**PROBLEM STATEMENT:** Print the listing as it stands, omitting all images.

— begin SOURCE EXCERPT —

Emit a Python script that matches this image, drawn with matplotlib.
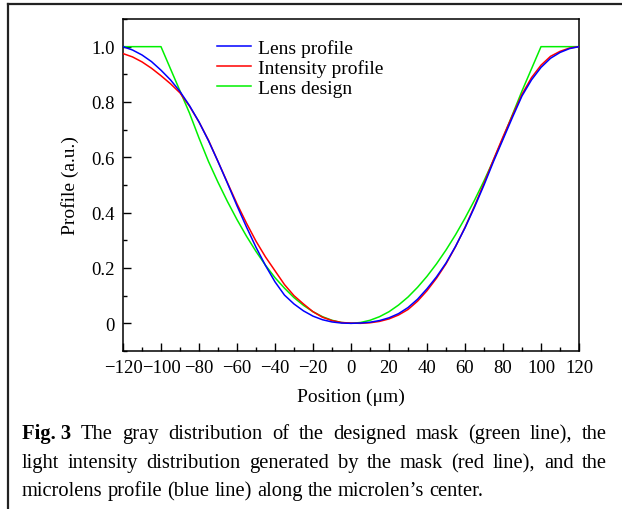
import numpy as np
import matplotlib
matplotlib.use("Agg")
import matplotlib.pyplot as plt
from matplotlib.lines import Line2D
from matplotlib.ticker import MultipleLocator, FuncFormatter

plt.rcParams['font.family'] = ['Liberation Serif', 'DejaVu Serif']
plt.rcParams['axes.unicode_minus'] = True

# positions along the lens (um), 5 um steps
position = list(range(-120, 125, 5))

lens_profile = [1.000, 0.988, 0.970, 0.946, 0.915, 0.880, 0.838, 0.787, 0.728, 0.660, 0.585,
                0.506, 0.425, 0.348, 0.275, 0.209, 0.150, 0.102, 0.070, 0.045, 0.026, 0.013,
                0.005, 0.001, 0.000,
                0.001, 0.004, 0.010, 0.020, 0.035, 0.057, 0.087, 0.125, 0.168, 0.218, 0.278,
                0.345, 0.420, 0.500, 0.585, 0.665, 0.745, 0.822, 0.880, 0.925, 0.958, 0.979,
                0.993, 1.000]

intensity_profile = [0.975, 0.963, 0.945, 0.922, 0.895, 0.866, 0.833, 0.785, 0.728, 0.662, 0.585,
                     0.508, 0.432, 0.362, 0.297, 0.240, 0.190, 0.140, 0.100, 0.070, 0.042, 0.022,
                     0.010, 0.003, 0.001,
                     0.000, 0.002, 0.007, 0.016, 0.030, 0.050, 0.080, 0.118, 0.163, 0.215, 0.277,
                     0.347, 0.424, 0.506, 0.592, 0.674, 0.752, 0.828, 0.888, 0.933, 0.965, 0.983,
                     0.995, 1.000]

lens_design = [1.0, 1.0, 1.0, 1.0, 1.0, 0.92, 0.84, 0.76, 0.67, 0.585, 0.51,
               0.44, 0.375, 0.315, 0.26, 0.21, 0.165, 0.127, 0.093, 0.065, 0.042, 0.024,
               0.011, 0.003, 0.0,
               0.003, 0.011, 0.024, 0.042, 0.066, 0.095, 0.13, 0.17, 0.215, 0.265, 0.32,
               0.38, 0.445, 0.515, 0.59, 0.67, 0.755, 0.84, 0.92, 1.0, 1.0, 1.0,
               1.0, 1.0]

series_names = ["Lens profile", "Intensity profile", "Lens design"]

caption_lines = [
    "The gray distribution of the designed mask (green line), the",
    "light intensity distribution generated by the mask (red line), and the",
    "microlens profile (blue line) along the microlen\u2019s center.",
]

fig = plt.figure(figsize=(6.22, 5.10), dpi=100)
ax = fig.add_axes([0.1977, 0.3098, 0.7332, 0.651])

ax.plot(position, lens_profile, color='#0000ff', lw=1.1, label=series_names[0], zorder=4)
ax.plot(position, intensity_profile, color='#ff0000', lw=1.1, label=series_names[1], zorder=3)
ax.plot(position, lens_design, color='#00f000', lw=1.1, label=series_names[2], zorder=2)

ax.set_xlim(-120, 120)
ax.set_ylim(-0.1, 1.1)
ax.xaxis.set_major_locator(MultipleLocator(20))
ax.xaxis.set_minor_locator(MultipleLocator(10))
ax.yaxis.set_major_locator(MultipleLocator(0.2))
ax.yaxis.set_minor_locator(MultipleLocator(0.1))
ax.yaxis.set_major_formatter(FuncFormatter(lambda v, p: "0" if abs(v) < 1e-9 else f"{v:.1f}"))
ax.xaxis.set_major_formatter(FuncFormatter(lambda v, p: f"{v:.0f}".replace("-", "\u2212")))
ax.tick_params(which='both', direction='in', labelsize=13.5, width=1.0)
ax.tick_params(which='major', length=6, pad=6)
ax.tick_params(which='minor', length=3)
for s in ax.spines.values():
    s.set_linewidth(1.1)

ax.set_xlabel("Position (\u03bcm)", fontsize=14, labelpad=8)
ax.set_ylabel("Profile (a.u.)", fontsize=14, labelpad=9)

ax.legend(loc='upper left', bbox_to_anchor=(0.207, 0.94), frameon=False, fontsize=14,
          handlelength=1.75, handletextpad=0.35, labelspacing=0.12, borderpad=0, borderaxespad=0)

# outer frame (top and left edges visible)
fig.add_artist(Line2D([8 / 622, 1.0], [1 - 5 / 510, 1 - 5 / 510], transform=fig.transFigure,
                      color='#222222', lw=1.6))
fig.add_artist(Line2D([8 / 622, 8 / 622], [0.0, 1 - 5 / 510], transform=fig.transFigure,
                      color='#222222', lw=1.6))

# justified caption
renderer = fig.canvas.get_renderer()
cap_size = 14.8
left_px, right_px = 22, 607
line_y = [432, 461, 489]


def word_width(word, weight):
    t = fig.text(0, 0, word, fontsize=cap_size, weight=weight)
    w = t.get_window_extent(renderer).width
    t.remove()
    return w


for i, line in enumerate(caption_lines):
    words = [(w, 'normal') for w in line.split(" ")]
    if i == 0:
        words = [("Fig. 3", 'bold')] + words
    widths = [word_width(w, wt) for w, wt in words]
    if i < len(caption_lines) - 1:
        gap = (right_px - left_px - sum(widths)) / (len(words) - 1)
    else:
        gap = word_width("a b", 'normal') - word_width("ab", 'normal')
    x = left_px
    for (w, wt), wd in zip(words, widths):
        fig.text(x / 622, 1 - line_y[i] / 510, w, fontsize=cap_size, weight=wt,
                 va='center_baseline', ha='left')
        x += wd + gap

fig.savefig("out.png", dpi=100)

— end SOURCE EXCERPT —

**PROBLEM SOLUTION:**
Emit a Python script that matches this image, drawn with matplotlib.
import numpy as np
import matplotlib
matplotlib.use("Agg")
import matplotlib.pyplot as plt
from matplotlib.lines import Line2D
from matplotlib.ticker import MultipleLocator, FuncFormatter

plt.rcParams['font.family'] = ['Liberation Serif', 'DejaVu Serif']
plt.rcParams['axes.unicode_minus'] = True

# positions along the lens (um), 5 um steps
position = list(range(-120, 125, 5))

lens_profile = [1.000, 0.988, 0.970, 0.946, 0.915, 0.880, 0.838, 0.787, 0.728, 0.660, 0.585,
                0.506, 0.425, 0.348, 0.275, 0.209, 0.150, 0.102, 0.070, 0.045, 0.026, 0.013,
                0.005, 0.001, 0.000,
                0.001, 0.004, 0.010, 0.020, 0.035, 0.057, 0.087, 0.125, 0.168, 0.218, 0.278,
                0.345, 0.420, 0.500, 0.585, 0.665, 0.745, 0.822, 0.880, 0.925, 0.958, 0.979,
                0.993, 1.000]

intensity_profile = [0.975, 0.963, 0.945, 0.922, 0.895, 0.866, 0.833, 0.785, 0.728, 0.662, 0.585,
                     0.508, 0.432, 0.362, 0.297, 0.240, 0.190, 0.140, 0.100, 0.070, 0.042, 0.022,
                     0.010, 0.003, 0.001,
                     0.000, 0.002, 0.007, 0.016, 0.030, 0.050, 0.080, 0.118, 0.163, 0.215, 0.277,
                     0.347, 0.424, 0.506, 0.592, 0.674, 0.752, 0.828, 0.888, 0.933, 0.965, 0.983,
                     0.995, 1.000]

lens_design = [1.0, 1.0, 1.0, 1.0, 1.0, 0.92, 0.84, 0.76, 0.67, 0.585, 0.51,
               0.44, 0.375, 0.315, 0.26, 0.21, 0.165, 0.127, 0.093, 0.065, 0.042, 0.024,
               0.011, 0.003, 0.0,
               0.003, 0.011, 0.024, 0.042, 0.066, 0.095, 0.13, 0.17, 0.215, 0.265, 0.32,
               0.38, 0.445, 0.515, 0.59, 0.67, 0.755, 0.84, 0.92, 1.0, 1.0, 1.0,
               1.0, 1.0]

series_names = ["Lens profile", "Intensity profile", "Lens design"]

caption_lines = [
    "The gray distribution of the designed mask (green line), the",
    "light intensity distribution generated by the mask (red line), and the",
    "microlens profile (blue line) along the microlen\u2019s center.",
]

fig = plt.figure(figsize=(6.22, 5.10), dpi=100)
ax = fig.add_axes([0.1977, 0.3098, 0.7332, 0.651])

ax.plot(position, lens_profile, color='#0000ff', lw=1.1, label=series_names[0], zorder=4)
ax.plot(position, intensity_profile, color='#ff0000', lw=1.1, label=series_names[1], zorder=3)
ax.plot(position, lens_design, color='#00f000', lw=1.1, label=series_names[2], zorder=2)

ax.set_xlim(-120, 120)
ax.set_ylim(-0.1, 1.1)
ax.xaxis.set_major_locator(MultipleLocator(20))
ax.xaxis.set_minor_locator(MultipleLocator(10))
ax.yaxis.set_major_locator(MultipleLocator(0.2))
ax.yaxis.set_minor_locator(MultipleLocator(0.1))
ax.yaxis.set_major_formatter(FuncFormatter(lambda v, p: "0" if abs(v) < 1e-9 else f"{v:.1f}"))
ax.xaxis.set_major_formatter(FuncFormatter(lambda v, p: f"{v:.0f}".replace("-", "\u2212")))
ax.tick_params(which='both', direction='in', labelsize=13.5, width=1.0)
ax.tick_params(which='major', length=6, pad=6)
ax.tick_params(which='minor', length=3)
for s in ax.spines.values():
    s.set_linewidth(1.1)

ax.set_xlabel("Position (\u03bcm)", fontsize=14, labelpad=8)
ax.set_ylabel("Profile (a.u.)", fontsize=14, labelpad=9)

ax.legend(loc='upper left', bbox_to_anchor=(0.207, 0.94), frameon=False, fontsize=14,
          handlelength=1.75, handletextpad=0.35, labelspacing=0.12, borderpad=0, borderaxespad=0)

# outer frame (top and left edges visible)
fig.add_artist(Line2D([8 / 622, 1.0], [1 - 5 / 510, 1 - 5 / 510], transform=fig.transFigure,
                      color='#222222', lw=1.6))
fig.add_artist(Line2D([8 / 622, 8 / 622], [0.0, 1 - 5 / 510], transform=fig.transFigure,
                      color='#222222', lw=1.6))

# justified caption
renderer = fig.canvas.get_renderer()
cap_size = 14.8
left_px, right_px = 22, 607
line_y = [432, 461, 489]


def word_width(word, weight):
    t = fig.text(0, 0, word, fontsize=cap_size, weight=weight)
    w = t.get_window_extent(renderer).width
    t.remove()
    return w


for i, line in enumerate(caption_lines):
    words = [(w, 'normal') for w in line.split(" ")]
    if i == 0:
        words = [("Fig. 3", 'bold')] + words
    widths = [word_width(w, wt) for w, wt in words]
    if i < len(caption_lines) - 1:
        gap = (right_px - left_px - sum(widths)) / (len(words) - 1)
    else:
        gap = word_width("a b", 'normal') - word_width("ab", 'normal')
    x = left_px
    for (w, wt), wd in zip(words, widths):
        fig.text(x / 622, 1 - line_y[i] / 510, w, fontsize=cap_size, weight=wt,
                 va='center_baseline', ha='left')
        x += wd + gap

fig.savefig("out.png", dpi=100)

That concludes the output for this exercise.